2月19日、朴政権時代の最後の首相を務めた黄教安元首相は、討論会で「朴前大統領の弾劾はやむを得なかったと思うか」という質問に「客観的真実がいまだに明確になっていないのに、政治的責任を問い弾劾決定を下すことは妥当ではない。弾劾が妥当との意見に私は同意できない」と弾劾反対の見解を述べています。

これに対し、与野党は一斉に謝罪を要求。共に民主党の洪永杓院内代表は、国会で開かれた拡大幹部会議で「明らかな自己否定で、民主主義を守った国民に対する冒涜」と批判。

民主平和党のキム・ジョンヒョン報道官も論評で「今になって弾劾を否定することは国民をさらに不幸にするだけ。政治指導者としての資格が疑われる」と苦言を呈し、正義党のチョン・ホジン報道官も「国らしい国を造ろうとろうそくを手にした国民に対する不正であり冒涜」と非難しました。

けれども、韓国のネットユーザーは、50代を中心にした幅広い年齢層から「朴前大統領は崔順実に利用されただけ。弾劾は見直すべき」、「ろうそくデモは自発的な参加者もいたけど、団体やメディアの影響も強かった」、「本当に間違っていたのなら弾劾は当然なこと。でも弾劾して権力を手にした人が同じことをしている。文大統領は自分にとっていい話しか聞かない。前大統領と何が違うの?」などと、擁護派の意見が上位を占めているそうです。

中には、「文大統領は弾劾の準備でもした方がいいと思うよ。やってることを見たら、もはや独裁政権に戻りつつある」との声まであがる始末。若年層以外もかなり厳しい目を向けているのですね。

弾劾なり、選挙なりで大統領を辞任や落選に追い込むのは国民の権利だとしても、民主国家である以上、その責任と結果についても国民が追わなければなりません。

国民が選挙で選んだ大統領を、国民自ら弾劾するといとは、自分達が間違っていたということに他なりません。

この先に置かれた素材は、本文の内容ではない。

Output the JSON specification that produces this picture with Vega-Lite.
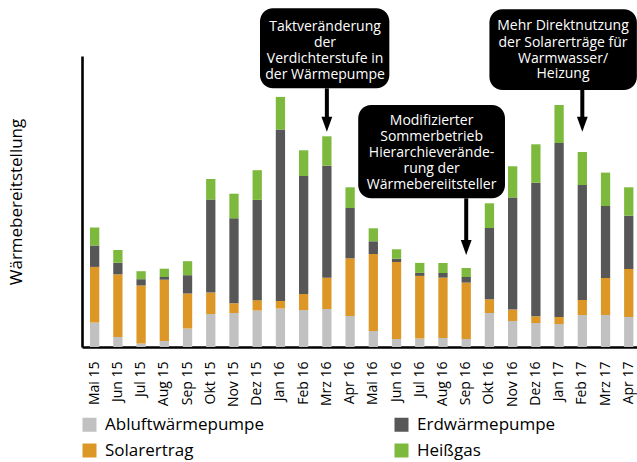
{
  "$schema": "https://vega.github.io/schema/vega-lite/v6.json",
  "width": 555,
  "height": 291,
  "autosize": "none",
  "padding": {"left": 82, "top": 56, "right": 0, "bottom": 115},
  "background": "white",
  "config": {
    "font": "Open Sans",
    "view": {"stroke": null}
  },
  "datasets": {
    "bars": [
      {"Monat": "Mai 15", "Abluftwärmepumpe": 24.5, "Solarertrag": 55.6, "Erdwärmepumpe": 21.4, "Heißgas": 18},
      {"Monat": "Jun 15", "Abluftwärmepumpe": 10, "Solarertrag": 62.7, "Erdwärmepumpe": 11.6, "Heißgas": 12.7},
      {"Monat": "Jul 15", "Abluftwärmepumpe": 3.5, "Solarertrag": 58, "Erdwärmepumpe": 6.3, "Heißgas": 8},
      {"Monat": "Aug 15", "Abluftwärmepumpe": 6, "Solarertrag": 61.3, "Erdwärmepumpe": 2.7, "Heißgas": 8.3},
      {"Monat": "Sep 15", "Abluftwärmepumpe": 18.5, "Solarertrag": 35, "Erdwärmepumpe": 18.3, "Heißgas": 14},
      {"Monat": "Okt 15", "Abluftwärmepumpe": 33, "Solarertrag": 21.4, "Erdwärmepumpe": 93, "Heißgas": 20.6},
      {"Monat": "Nov 15", "Abluftwärmepumpe": 34, "Solarertrag": 9.7, "Erdwärmepumpe": 85, "Heißgas": 24.6},
      {"Monat": "Dez 15", "Abluftwärmepumpe": 36.5, "Solarertrag": 10.3, "Erdwärmepumpe": 100.3, "Heißgas": 29.7},
      {"Monat": "Jan 16", "Abluftwärmepumpe": 38.5, "Solarertrag": 7.6, "Erdwärmepumpe": 171.4, "Heißgas": 32.6},
      {"Monat": "Feb 16", "Abluftwärmepumpe": 37, "Solarertrag": 16, "Erdwärmepumpe": 118, "Heißgas": 25.7},
      {"Monat": "Mrz 16", "Abluftwärmepumpe": 38, "Solarertrag": 31.3, "Erdwärmepumpe": 112, "Heißgas": 29.4},
      {"Monat": "Apr 16", "Abluftwärmepumpe": 31, "Solarertrag": 57.7, "Erdwärmepumpe": 50.3, "Heißgas": 20.7},
      {"Monat": "Mai 16", "Abluftwärmepumpe": 16, "Solarertrag": 77, "Erdwärmepumpe": 12.7, "Heißgas": 13},
      {"Monat": "Jun 16", "Abluftwärmepumpe": 8, "Solarertrag": 77, "Erdwärmepumpe": 3.3, "Heißgas": 9.4},
      {"Monat": "Jul 16", "Abluftwärmepumpe": 8.5, "Solarertrag": 62.6, "Erdwärmepumpe": 3, "Heißgas": 10},
      {"Monat": "Aug 16", "Abluftwärmepumpe": 9, "Solarertrag": 60.4, "Erdwärmepumpe": 4.6, "Heißgas": 10},
      {"Monat": "Sep 16", "Abluftwärmepumpe": 8, "Solarertrag": 56.4, "Erdwärmepumpe": 5.6, "Heißgas": 9},
      {"Monat": "Okt 16", "Abluftwärmepumpe": 34, "Solarertrag": 13.7, "Erdwärmepumpe": 71.3, "Heißgas": 24.7},
      {"Monat": "Nov 16", "Abluftwärmepumpe": 26, "Solarertrag": 11.4, "Erdwärmepumpe": 112, "Heißgas": 31.3},
      {"Monat": "Dez 16", "Abluftwärmepumpe": 24, "Solarertrag": 6.7, "Erdwärmepumpe": 133.6, "Heißgas": 38.4},
      {"Monat": "Jan 17", "Abluftwärmepumpe": 23, "Solarertrag": 7, "Erdwärmepumpe": 174, "Heißgas": 38},
      {"Monat": "Feb 17", "Abluftwärmepumpe": 32, "Solarertrag": 15, "Erdwärmepumpe": 115, "Heißgas": 33},
      {"Monat": "Mrz 17", "Abluftwärmepumpe": 32, "Solarertrag": 37, "Erdwärmepumpe": 72, "Heißgas": 33.4},
      {"Monat": "Apr 17", "Abluftwärmepumpe": 30, "Solarertrag": 48, "Erdwärmepumpe": 53.3, "Heißgas": 28.4}
    ],
    "boxes": [
      {"x": 7.12, "x2": 12.69, "y": 338.7, "y2": 258.7},
      {"x": 11.35, "x2": 17.67, "y": 242, "y2": 148.7},
      {"x": 17.0, "x2": 23.35, "y": 337.7, "y2": 257}
    ],
    "arrows": [
      {"x": 10, "y": 258.7, "y2": 226, "tip": 222.8},
      {"x": 16, "y": 148.7, "y2": 103, "tip": 99.5},
      {"x": 21, "y": 257, "y2": 226, "tip": 222.8}
    ],
    "notes": [
      {"x": 9.92, "y": 320.3, "text": "Taktveränderung"},
      {"x": 9.92, "y": 304.3, "text": "der"},
      {"x": 9.92, "y": 288.3, "text": "Verdichterstufe in"},
      {"x": 9.92, "y": 272.5, "text": "der Wärmepumpe"},
      {"x": 14.51, "y": 226.3, "text": "Modifizierter"},
      {"x": 14.51, "y": 209.8, "text": "Sommerbetrieb"},
      {"x": 14.51, "y": 193.7, "text": "Hierarchieverände-"},
      {"x": 14.51, "y": 177.7, "text": "rung der"},
      {"x": 14.51, "y": 162, "text": "Wärmebereiitsteller"},
      {"x": 20.17, "y": 321, "text": "Mehr Direktnutzung"},
      {"x": 20.17, "y": 304.3, "text": "der Solarerträge für"},
      {"x": 20.17, "y": 287.7, "text": "Warmwasser/"},
      {"x": 20.17, "y": 273, "text": "Heizung"}
    ]
  },
  "layer": [
    {
      "data": {"name": "bars"},
      "transform": [
        {"fold": ["Abluftwärmepumpe", "Solarertrag", "Erdwärmepumpe", "Heißgas"], "as": ["Quelle", "Wert"]},
        {"calculate": "indexof(['Abluftwärmepumpe','Solarertrag','Erdwärmepumpe','Heißgas'], datum.Quelle)", "as": "Reihenfolge"}
      ],
      "mark": {"type": "bar"},
      "encoding": {
        "x": {
          "field": "Monat",
          "type": "ordinal",
          "sort": null,
          "scale": {"paddingInner": 0.6, "paddingOuter": 0.25, "align": 0.69},
          "axis": {
            "title": null,
            "labelAngle": -90,
            "labelFontSize": 14,
            "labelColor": "#000000",
            "labelPadding": 14,
            "ticks": false,
            "domainColor": "#000000",
            "domainWidth": 2.6
          }
        },
        "y": {
          "field": "Wert",
          "type": "quantitative",
          "stack": "zero",
          "scale": {"domain": [0, 291], "nice": false, "zero": true},
          "axis": {
            "title": "Wärmebereitstellung",
            "titleFontSize": 17,
            "titleFontWeight": "normal",
            "titleColor": "#000000",
            "titlePadding": 57,
            "labels": false,
            "ticks": false,
            "grid": false,
            "domainColor": "#000000",
            "domainWidth": 2.6
          }
        },
        "color": {
          "field": "Quelle",
          "type": "nominal",
          "scale": {
            "domain": ["Abluftwärmepumpe", "Erdwärmepumpe", "Solarertrag", "Heißgas"],
            "range": ["#c1c1c1", "#575757", "#dd9727", "#7cb93c"]
          },
          "legend": {
            "title": null,
            "orient": "none",
            "direction": "horizontal",
            "legendX": -1,
            "legendY": 360,
            "columns": 2,
            "columnPadding": 128,
            "rowPadding": 8,
            "padding": 0,
            "symbolType": "square",
            "symbolSize": 196,
            "symbolStrokeWidth": 0,
            "labelFontSize": 17,
            "labelColor": "#000000",
            "labelOffset": 7,
            "labelLimit": 300
          }
        },
        "order": {"field": "Reihenfolge", "type": "quantitative"}
      }
    },
    {
      "layer": [
        {
          "data": {"name": "boxes"},
          "mark": {"type": "rect", "color": "#000000", "cornerRadius": 13},
          "encoding": {
            "x": {"field": "x", "type": "quantitative", "scale": {"domain": [-0.545, 23.355], "nice": false, "zero": false}, "axis": null},
            "x2": {"field": "x2"},
            "y": {"field": "y", "type": "quantitative", "scale": {"domain": [0, 291], "nice": false}},
            "y2": {"field": "y2"}
          }
        },
        {
          "data": {"name": "arrows"},
          "mark": {"type": "rule", "color": "#000000", "strokeWidth": 4},
          "encoding": {
            "x": {"field": "x", "type": "quantitative", "scale": {"domain": [-0.545, 23.355], "nice": false, "zero": false}, "axis": null},
            "y": {"field": "y", "type": "quantitative", "scale": {"domain": [0, 291], "nice": false}},
            "y2": {"field": "y2"}
          }
        },
        {
          "data": {"name": "arrows"},
          "mark": {"type": "point", "shape": "M-0.72,-1L0.72,-1L0,1Z", "filled": true, "color": "#000000", "opacity": 1, "size": 225, "strokeWidth": 0},
          "encoding": {
            "x": {"field": "x", "type": "quantitative", "scale": {"domain": [-0.545, 23.355], "nice": false, "zero": false}, "axis": null},
            "y": {"field": "tip", "type": "quantitative", "scale": {"domain": [0, 291], "nice": false}}
          }
        },
        {
          "data": {"name": "notes"},
          "mark": {"type": "text", "color": "#ffffff", "fontSize": 14, "font": "Open Sans", "align": "center", "baseline": "middle"},
          "encoding": {
            "x": {"field": "x", "type": "quantitative", "scale": {"domain": [-0.545, 23.355], "nice": false, "zero": false}, "axis": null},
            "y": {"field": "y", "type": "quantitative", "scale": {"domain": [0, 291], "nice": false}},
            "text": {"field": "text"}
          }
        }
      ]
    }
  ],
  "resolve": {"scale": {"x": "independent"}}
}
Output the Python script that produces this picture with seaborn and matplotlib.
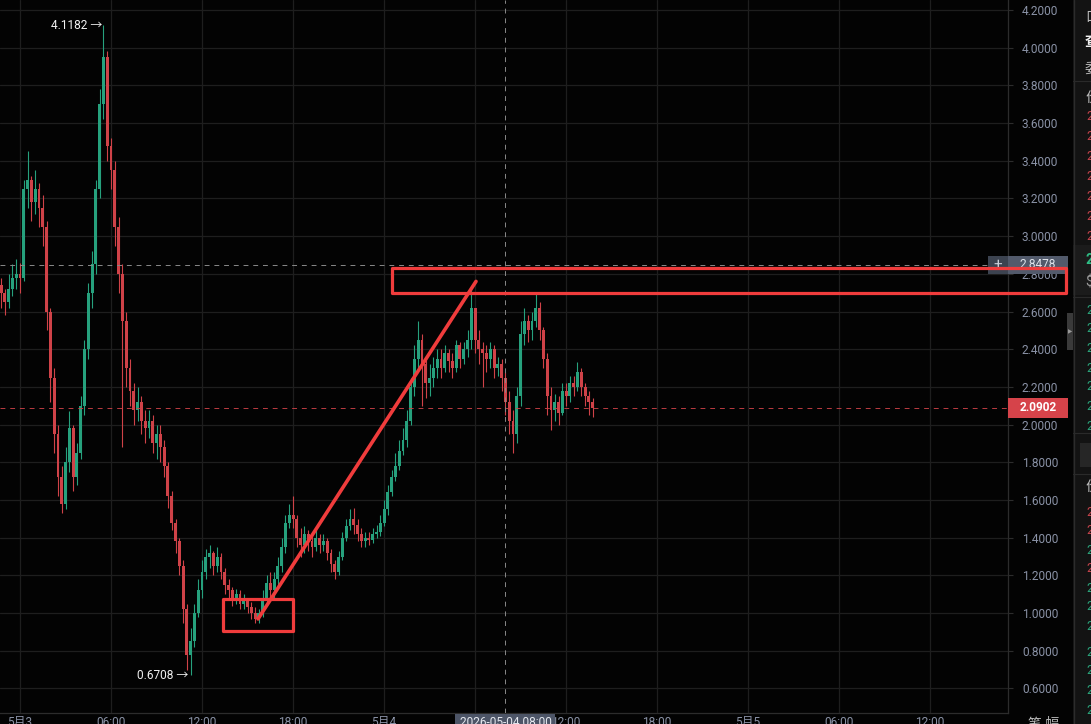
import numpy as np
import matplotlib
matplotlib.use("Agg")
import matplotlib.pyplot as plt
import seaborn as sns
from matplotlib.patches import Rectangle

# 15 minute candles, time in hours from 2026-05-03 00:00
start_hour = -1.25
step_hour = 0.25
first_open = 2.74

closes = [
    2.70, 2.65, 2.72, 2.78, 2.80, 2.78, 3.25, 3.30, 3.18, 3.25,
    3.15, 3.05, 2.60, 2.25, 1.95, 1.72, 1.58, 1.80, 1.98, 1.72,
    1.85, 2.10, 2.40, 2.70, 2.85, 3.25, 3.70, 3.95, 3.48, 3.35,
    3.05, 2.80, 2.55, 2.30, 2.18, 2.08, 2.12, 2.02, 1.98, 2.02,
    1.90, 1.95, 1.88, 1.78, 1.62, 1.48, 1.38, 1.25, 1.02, 0.78,
    0.85, 1.00, 1.12, 1.22, 1.30, 1.32, 1.25, 1.30, 1.22, 1.15,
    1.12, 1.08, 1.10, 1.05, 1.07, 1.03, 1.00, 0.97, 1.00, 1.08,
    1.16, 1.12, 1.18, 1.25, 1.35, 1.48, 1.52, 1.50, 1.40, 1.36,
    1.42, 1.38, 1.35, 1.40, 1.36, 1.38, 1.32, 1.26, 1.22, 1.30,
    1.40, 1.46, 1.50, 1.47, 1.42, 1.38, 1.40, 1.39, 1.42, 1.43,
    1.48, 1.55, 1.64, 1.72, 1.78, 1.86, 1.92, 2.02, 2.20, 2.35,
    2.45, 2.32, 2.22, 2.25, 2.30, 2.35, 2.30, 2.38, 2.34, 2.30,
    2.42, 2.35, 2.40, 2.45, 2.62, 2.45, 2.40, 2.38, 2.35, 2.40,
    2.30, 2.32, 2.25, 2.12, 2.02, 1.95, 2.15, 2.48, 2.55, 2.50,
    2.55, 2.62, 2.50, 2.35, 2.15, 2.08, 2.12, 2.06, 2.18, 2.15,
    2.22, 2.20, 2.28, 2.20, 2.15, 2.12, 2.0902,
]
highs = [
    2.78, 2.72, 2.80, 2.85, 2.88, 2.86, 3.30, 3.45, 3.32, 3.35,
    3.28, 3.22, 3.08, 2.62, 2.30, 2.00, 1.78, 1.88, 2.07, 2.00,
    1.90, 2.15, 2.45, 2.75, 2.92, 3.30, 3.78, 4.1182, 3.98, 3.52,
    3.40, 3.10, 2.85, 2.60, 2.35, 2.22, 2.20, 2.15, 2.08, 2.08,
    2.05, 2.00, 2.00, 1.92, 1.80, 1.65, 1.50, 1.40, 1.28, 1.05,
    0.92, 1.05, 1.18, 1.28, 1.34, 1.36, 1.33, 1.35, 1.32, 1.24,
    1.18, 1.14, 1.13, 1.12, 1.10, 1.08, 1.06, 1.03, 1.02, 1.12,
    1.20, 1.22, 1.22, 1.30, 1.40, 1.52, 1.58, 1.62, 1.52, 1.45,
    1.46, 1.44, 1.42, 1.44, 1.42, 1.42, 1.40, 1.34, 1.28, 1.33,
    1.43, 1.50, 1.55, 1.56, 1.50, 1.45, 1.43, 1.43, 1.45, 1.47,
    1.52, 1.60, 1.68, 1.76, 1.85, 1.92, 1.98, 2.08, 2.25, 2.42,
    2.55, 2.48, 2.36, 2.32, 2.36, 2.40, 2.40, 2.42, 2.40, 2.38,
    2.45, 2.44, 2.44, 2.50, 2.72, 2.62, 2.50, 2.44, 2.42, 2.44,
    2.42, 2.36, 2.35, 2.28, 2.18, 2.08, 2.20, 2.55, 2.62, 2.58,
    2.60, 2.70, 2.65, 2.52, 2.38, 2.20, 2.16, 2.15, 2.22, 2.22,
    2.26, 2.26, 2.33, 2.30, 2.22, 2.18, 2.14,
]
lows = [
    2.62, 2.58, 2.62, 2.68, 2.72, 2.70, 2.76, 3.15, 3.08, 3.12,
    3.05, 2.95, 2.50, 2.12, 1.85, 1.62, 1.53, 1.55, 1.75, 1.65,
    1.68, 1.82, 2.05, 2.35, 2.62, 2.80, 3.20, 3.62, 3.40, 3.25,
    2.95, 2.70, 1.88, 2.20, 2.10, 2.00, 2.02, 1.95, 1.90, 1.93,
    1.85, 1.82, 1.80, 1.72, 1.56, 1.44, 1.32, 1.20, 0.95, 0.70,
    0.6708, 0.82, 0.98, 1.08, 1.18, 1.24, 1.20, 1.22, 1.18, 1.10,
    1.08, 1.04, 1.05, 1.02, 1.02, 1.00, 0.97, 0.95, 0.95, 0.98,
    1.05, 1.08, 1.08, 1.15, 1.22, 1.32, 1.45, 1.45, 1.35, 1.30,
    1.32, 1.33, 1.30, 1.33, 1.32, 1.33, 1.28, 1.22, 1.18, 1.20,
    1.28, 1.38, 1.44, 1.42, 1.38, 1.35, 1.35, 1.36, 1.37, 1.40,
    1.41, 1.46, 1.52, 1.62, 1.70, 1.76, 1.84, 1.88, 2.00, 2.15,
    2.30, 2.10, 2.14, 2.15, 2.20, 2.25, 2.25, 2.28, 2.28, 2.25,
    2.28, 2.30, 2.32, 2.36, 2.40, 2.38, 2.32, 2.20, 2.28, 2.30,
    2.25, 2.26, 2.18, 2.05, 1.95, 1.85, 1.90, 2.10, 2.42, 2.44,
    2.45, 2.52, 2.45, 2.30, 2.05, 1.97, 2.02, 2.00, 2.05, 2.10,
    2.12, 2.15, 2.18, 2.15, 2.10, 2.05, 2.04,
]

price_ticks = [0.6, 0.8, 1.0, 1.2, 1.4, 1.6, 1.8, 2.0, 2.2, 2.4,
               2.6, 2.8, 3.0, 3.2, 3.4, 3.6, 3.8, 4.0, 4.2]
hour_ticks = [0, 6, 12, 18, 24, 30, 36, 42, 48, 54, 60]
# the 06:00 label of 5/4 sits under the crosshair time tag
hour_labels = ['5月3', '06:00', '12:00', '18:00', '5月4', '',
               '12:00', '18:00', '5月5', '06:00', '12:00']

crosshair_hour = 32
crosshair_label = '2026-05-04 08:00'
crosshair_price = 2.8478

# hand drawn red marks
low_box_hours = [13.38, 18.0]
low_box_prices = [0.905, 1.075]
high_box_hours = [24.52, 68.95]
high_box_prices = [2.701, 2.829]
trend_hours = [15.69, 30.06]
trend_prices = [0.969, 2.760]

BG = '#030303'
GRID = '#1e1e1e'
AXIS = '#2c2c2c'
TICK_TXT = '#8a92a6'
UP = '#26a17d'
DOWN = '#cf4248'
MARK = '#f03c3c'

sns.set_theme(style="dark", rc={"axes.facecolor": BG, "figure.facecolor": BG})
plt.rcParams['font.family'] = ['Roboto', 'Noto Sans CJK SC', 'DejaVu Sans']

W, H = 1091, 724
fig = plt.figure(figsize=(W / 100, H / 100), dpi=100)
ax = fig.add_axes([0, 11 / H, 1008 / W, 713 / H])
ax.set_facecolor(BG)

closes = np.array(closes)
opens = np.concatenate([[first_open], closes[:-1]])
hours = start_hour + step_hour * np.arange(len(closes))
top = np.maximum(opens, closes)
bot = np.minimum(opens, closes)
hi = np.maximum(np.array(highs), top)
lo = np.minimum(np.array(lows), bot)
colors = [UP if c >= o else DOWN for o, c in zip(opens, closes)]

ax.vlines(hours, lo, hi, colors=colors, linewidth=0.8, zorder=3)
ax.bar(hours, np.maximum(top - bot, 0.006), bottom=bot, width=0.19,
       color=colors, linewidth=0, zorder=3)

ax.set_xlim(-1.32, 65.13)
ax.set_ylim(0.47, 4.253)

ax.set_xticks(hour_ticks)
ax.set_xticklabels(hour_labels)
ax.set_yticks(price_ticks)
ax.set_yticklabels([f'{p:.4f}' for p in price_ticks])
ax.yaxis.tick_right()
ax.tick_params(axis='y', length=3.5, width=0.8, pad=6.5, color=AXIS,
               labelcolor=TICK_TXT, labelsize=8.6)
ax.tick_params(axis='x', length=0, pad=2.2, labelcolor=TICK_TXT, labelsize=8.6)
ax.grid(True, color=GRID, linewidth=0.9)
ax.set_axisbelow(True)
for side in ['top', 'left']:
    ax.spines[side].set_visible(False)
for side in ['right', 'bottom']:
    ax.spines[side].set_color(AXIS)
    ax.spines[side].set_linewidth(0.9)

# crosshair and last price lines
ax.axhline(crosshair_price, color='#8a8a8a', lw=0.7, ls=(0, (5, 5)), zorder=4)
ax.axvline(crosshair_hour, color='#8a8a8a', lw=0.7, ls=(0, (5, 5)), zorder=4)
last_price = closes[-1]
ax.axhline(last_price, color=DOWN, lw=0.7, ls=(0, (5, 5)), alpha=0.9, zorder=4)

# max / min labels
imax = int(np.argmax(hi))
imin = int(np.argmin(lo))
ax.text(hours[imax] - 0.1, hi[imax], f'{hi[imax]:.4f} →', ha='right', va='center',
        color='#f2f2f2', fontsize=8.6, zorder=6)
ax.text(hours[imin] - 0.15, lo[imin], f'{lo[imin]:.4f} →', ha='right', va='center',
        color='#f2f2f2', fontsize=8.6, zorder=6)

# price tags on the right axis
ytr = ax.get_yaxis_transform()
px = 1 / 1008
tag_h = 18 / 188.2
ax.add_patch(Rectangle((1 - 20 * px, crosshair_price - tag_h / 2), 20 * px, tag_h,
                       transform=ytr, clip_on=False, color='#3c4350', lw=0, zorder=5))
ax.text(1 - 10 * px, crosshair_price, '+', transform=ytr, ha='center', va='center',
        color='#c9ced8', fontsize=11, zorder=6, clip_on=False)
ax.add_patch(Rectangle((1, crosshair_price - tag_h / 2), 60 * px, tag_h,
                       transform=ytr, clip_on=False, color='#525a6b', lw=0, zorder=5))
ax.text(1 + 12 * px, crosshair_price, f'{crosshair_price:.4f}', transform=ytr,
        ha='left', va='center', color='#dfe3ea', fontsize=8.6, zorder=6, clip_on=False)
ax.add_patch(Rectangle((1, last_price - 20 / 188.2 / 2), 60 * px, 20 / 188.2,
                       transform=ytr, clip_on=False, color='#d6434a', lw=0, zorder=5))
ax.text(1 + 12 * px, last_price, f'{last_price:.4f}', transform=ytr, ha='left',
        va='center', color='white', fontsize=8.6, fontweight='bold', zorder=6,
        clip_on=False)

# crosshair time tag at the bottom
xtr = ax.get_xaxis_transform()
ax.add_patch(Rectangle((crosshair_hour - 3.3, -0.03), 6.6, 0.0285, transform=xtr,
                       clip_on=False, color='#4d5567', lw=0, zorder=5))
ax.text(crosshair_hour, -0.0045, crosshair_label, transform=xtr, ha='center',
        va='top', color='#e4e7ee', fontsize=8.6, zorder=6, clip_on=False)

# collapse handle
ax.add_patch(Rectangle((1067 * px, 0.509), 6 * px, 0.052, transform=ax.transAxes,
                       clip_on=False, color='#3a3a3a', lw=0, zorder=5))
ax.text(1070 * px, 0.535, '▶', transform=ax.transAxes, ha='center', va='center',
        color='#9a9a9a', fontsize=4, zorder=6, clip_on=False, family='DejaVu Sans')

# red hand drawn annotations
ax.add_patch(Rectangle((low_box_hours[0], low_box_prices[0]),
                       low_box_hours[1] - low_box_hours[0],
                       low_box_prices[1] - low_box_prices[0],
                       fill=False, ec=MARK, lw=2.3, joinstyle='round', zorder=8))
ax.add_patch(Rectangle((high_box_hours[0], high_box_prices[0]),
                       high_box_hours[1] - high_box_hours[0],
                       high_box_prices[1] - high_box_prices[0],
                       fill=False, ec=MARK, lw=2.3, joinstyle='round', zorder=8,
                       clip_on=False))
ax.plot(trend_hours, trend_prices, color=MARK, lw=2.6, solid_capstyle='round',
        zorder=8)

# cut off order book panel on the right
pan = fig.add_axes([1073 / W, 0, 18 / W, 1])
pan.set_facecolor('#131313')
pan.set_xlim(1073, 1091)
pan.set_ylim(H, 0)
pan.axis('off')
pan.add_patch(Rectangle((1073, 0), 18, H, color='#131313', lw=0))
pan.axvline(1073.5, color='#2c2c2c', lw=1)
for yy in [81, 297, 433, 474]:
    pan.axhline(yy, color='#2a2a2a', lw=0.8)
pan.add_patch(Rectangle((1073, 245), 18, 50, color='#1b1b1b', lw=0))
pan.add_patch(Rectangle((1080, 443), 11, 24, color='#262626', lw=0))

panel_heads = [(17, '口', '#bdbdbd', 'normal'), (42, '查', '#f0f0f0', 'bold'),
               (70, '委', '#bdbdbd', 'normal'), (98, '价', '#bdbdbd', 'normal'),
               (260, '2', '#2ebd85', 'bold'), (283, '$', '#9a9a9a', 'normal'),
               (487, '价', '#bdbdbd', 'normal')]
for yy, ch, col, wt in panel_heads:
    pan.text(1085, yy, ch, ha='left', va='center', color=col, fontsize=10,
             fontweight=wt, clip_on=False)
red_rows = [117, 137, 156, 176, 196, 216, 236, 512, 530, 568]
green_rows = [310, 329, 348, 368, 387, 407, 426, 550, 588, 607, 627, 652, 670, 690, 710]
for yy in red_rows:
    pan.text(1086, yy, '2', ha='left', va='center', color='#c6434b', fontsize=9,
             clip_on=False)
for yy in green_rows:
    pan.text(1086, yy, '2', ha='left', va='center', color='#2aa57c', fontsize=9,
             clip_on=False)

fig.text(1028 / W, 1 - 717 / H, '笔 幅', ha='left', va='top', color='#bdbdbd',
         fontsize=10)

fig.savefig('out.png', dpi=100, facecolor=BG)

人は間違うものだというのは仕方ないにしても、そこから何某かの教訓を得ないことには、堂々巡りを繰り返すばかりで一歩も前に進みません。

弾劾とは「罪や不正を調べ上げて公開し、責任を問うこと」です。

ですから、民主国家において大統領を弾劾するということは、国民が自分自身の罪や不正を調べて、責任を問うことと同じです。国民自身が自らの過ちを認め、そこから教訓を得なければならない。

つまり、一言に弾劾するといっても、自分ではない誰かの責任を問うて首を飛ばして悦に入っているのと、自分たちが愚かな選択をしたと反省し、二度とすまいと教訓を得て、再び歩き始めるのとではその結果は全然違うということです。

果たして、韓国はどちらなのか。

未来は現在ただいまからの思いと行動によって紡ぎ出されていきます。

もしも、韓国の人たちが直視する「過去」が、文在寅政権に対する不満という「思い」にあり、見つめる「未来」が、首を挿げ替えればいいという「弾劾」にしかないのであれば、それは自分ではない誰かにすべてを委ねていることとあまり変わりません。

韓国は日本に対していつも「過去を直視しろ」と口にしますけれども、自分達が大統領を選び、そして弾劾した過去について、自分たちが一体何を直視したのかを深く問うべきだと思いますね。